Exponents of the 'continuity' argument no doubt see the exercise of power and real-world constraints as moderating influences. As the elder Governor Cuomo said, you campaign in poetry and govern in prose. After the last few campaigns, though, I'm not buying this tendency to downplay political arguments as indicators of policy -- which I term the heated rhetoric discount or contrast inflation. While it's true that political talking points can be impractical as policy guidelines, policy decisions are not insulated from public debates on the issues. That's what it means for some issues to be politically sensitive.

The title of my paper for ISA is "The Partisan Foreign Policy Divide - Rhetoric or Substance?"[PDF]. I tried to gauge the policy ramifications of recent years' political debates, arguing that the hot-button issues that mark out the partisan battle lines also set parameters for governing. The heart of the paper focuses on three main strands of the foreign policy debate that will be familiar to all DA readers. The first concerns the United States’ basic ability to mold events to its liking. The second is about the power of solidarity among like-minded democracies. The last focuses on the exigencies of diplomacy (the need to compromise for instance).

A blog post isn't enough space to give my full argument (read the whole thing), so the last few grafs after the fold encapsulate the three debate strands. Better yet, if any editors are reading this, I would happily hone the piece down to publishable size (Democratic for pol messager explains how deep Republicans' problems go).

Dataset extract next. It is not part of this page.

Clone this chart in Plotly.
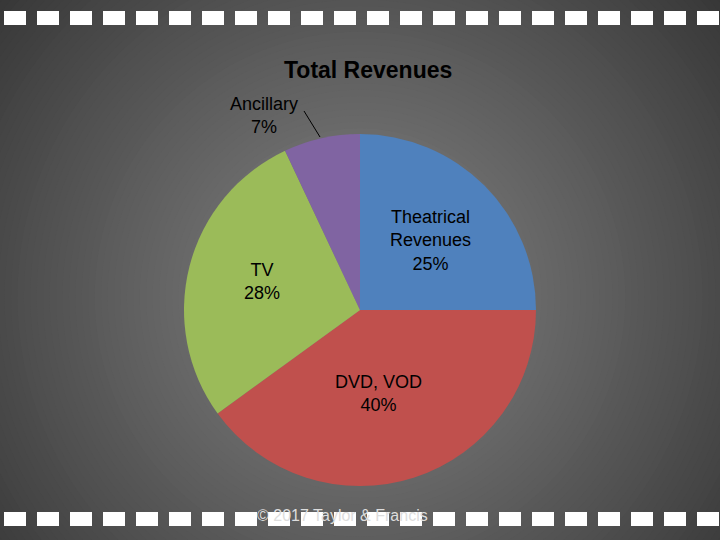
import plotly.graph_objects as go

categories = ["Theatrical<br>Revenues", "DVD, VOD", "TV", "Ancillary"]
values = [25, 40, 28, 7]
colors = ["#4F81BD", "#C0504D", "#9BBB59", "#8064A2"]

W, H = 720, 540
def px(x, y):
    return x / W, 1 - y / H

shapes = []
n = 110
for i in range(n):
    t = i / (n - 1)
    s = 1.3 * (1 - t) + 0.05
    g = int(5 + 125 * t ** 0.9)
    cx, cy = 0.5, 0.45
    shapes.append(dict(type="circle", xref="paper", yref="paper",
                       x0=cx - s * 0.75, x1=cx + s * 0.75, y0=cy - s, y1=cy + s,
                       fillcolor=f"rgb({g},{g},{g})", line_width=0, layer="below"))
for row_y in (18, 519):
    x = 4
    while x < W:
        x0, y0 = px(x, row_y - 7)
        x1, y1 = px(x + 22, row_y + 7)
        shapes.append(dict(type="rect", xref="paper", yref="paper", x0=x0, x1=x1,
                           y0=y1, y1=y0, fillcolor="white", line_width=0, layer="below"))
        x += 33
a0 = px(304, 111); a1 = px(320, 137)
shapes.append(dict(type="line", xref="paper", yref="paper", x0=a0[0], y0=a0[1],
                   x1=a1[0], y1=a1[1], line=dict(color="black", width=1)))

fig = go.Figure(go.Pie(
    labels=categories, values=values, sort=False, direction="clockwise",
    rotation=0, marker=dict(colors=colors, line=dict(width=0)),
    textinfo="none", hoverinfo="label+percent", showlegend=False,
    domain=dict(x=[184 / W, 536 / W], y=[54 / H, 406 / H]),
))

label_pos = [(430, 240), (378, 393), (262, 281), (264, 115)]
annotations = []
for lab, v, (x, y) in zip(categories, values, label_pos):
    ax, ay = px(x, y)
    annotations.append(dict(text=f"{lab}<br>{v}%", x=ax, y=ay, xref="paper", yref="paper",
                            xanchor="center", yanchor="middle", showarrow=False,
                            font=dict(size=18, color="black", family="Liberation Sans")))
tx, ty = px(368, 70)
annotations.append(dict(text="<b>Total Revenues</b>", x=tx, y=ty, xref="paper", yref="paper",
                        xanchor="center", yanchor="middle", showarrow=False,
                        font=dict(size=23, color="black", family="Liberation Sans")))
cx_, cy_ = px(342, 515)
annotations.append(dict(text="© 2017 Taylor & Francis", x=cx_, y=cy_, xref="paper", yref="paper",
                        xanchor="center", yanchor="middle", showarrow=False,
                        font=dict(size=16, color="#dddddd", family="Liberation Sans")))

fig.update_layout(width=W, height=H, margin=dict(l=0, r=0, t=0, b=0),
                  paper_bgcolor="black", plot_bgcolor="black",
                  shapes=shapes, annotations=annotations)
fig.write_html("out.html", config={"displayModeBar": False})
with open("out.html", encoding="utf-8") as f:
    html = f.read()
html = html.replace("<head>", "<head><style>html,body{margin:0;padding:0;background:black;overflow:hidden}</style>", 1)
with open("out.html", "w", encoding="utf-8") as f:
    f.write(html)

The first debate strand asks how can the world’s sole superpower best influence the international state of affairs? As our friends on the right see it, the chief concern is over a loss of nerve. The way for the United States to get what we want is to insist on it—wielding American power through maximal coercion and the inherent authority of the leader of the free world. Whenever US policy meets with resistance and relevant players aren't getting with the program, it is because the policy lacks fortitude. The slams against Democrats for apologizing for America and welcoming its decline are consistent with a foreign-policy-as-bulldozer doctrine. For Democrats the concern is about self-absorption rather than self-doubt. Where Republicans craft their policies to be as resolute as possible, Democrats instead work at making theirs conscientious. This emphasis on diligence is predicated on three key considerations: being realistic about leverage, alert to potential unintended consequences, and self-aware about arousing resistance.

The second major strand of debate concerns democratic solidarity as a basis for foreign policy. The Republican argument has portrayed a strategic either-or choice of the nations with which America will work: its friends/allies or adversaries/competitors. It’s a debate not about whether alliances are valuable but how far that value extends. Can the United States achieve its international aims by standing shoulder-to-shoulder with allies such that cooperation with non-allies is counterproductive? For Republicans, the key to blunting the world’s dangers is for democratic nations to draw on their fundamental strengths and enlarge their numbers. Hearkening back to the Post-War / Cold-War strategy, the Free World should maintain the geopolitical upper hand—thereby fending off challenges and highlighting the weakness of undemocratic systems. Most foreign policy thinkers in the Democratic camp would agree with this strategy as a big-picture vision and a way to build global peace and prosperity over time. Yet we see this allies-adversaries dichotomy as badly mismatched for so many of the United States’ key near- and intermediate-term international challenges (global economic growth, nuclear nonproliferation, climate change). Preservation of strong alliances is a necessary but insufficient foreign policy task in the 2010s.

The third strand on the requirements of diplomacy brings us to Iran, one of the most hotly debated foreign policy topics of the 2012 campaign. The politics of the issue were overt, with Democrats repeatedly goading Gov. Romney and his surrogates to admit that Republicans favored military action. While the Romney camp objected and declared their preference for a peaceful solution, their position begged the question of what policies lead to diplomatic success rather than war? Once again the debate is over constancy versus adroitness. Conservatives’ prescription for Iran—hammered home in commentary, speeches, campaign messages, and sanctions proposals—stresses military moves to signal willingness to attack, ever-tighter economic sanctions, and a vague aura of seriousness and determination. Absent from these critiques is any pathway to an agreement to which the Iranians might, well, agree. The only apt word for this approach is oxymoron; Republicans want a diplomatic solution whereby Iran is coerced into capitulating.

When our two-party system is at its healthiest, the center-left and center-right parties hash things out “between the 40 yard lines.” Today, one of the major parties is nowhere near midfield, having staked out positions that hardly qualify as center-right. The pragmatic conservative foreign policy specialists are still around, yet their voices have been drowned out.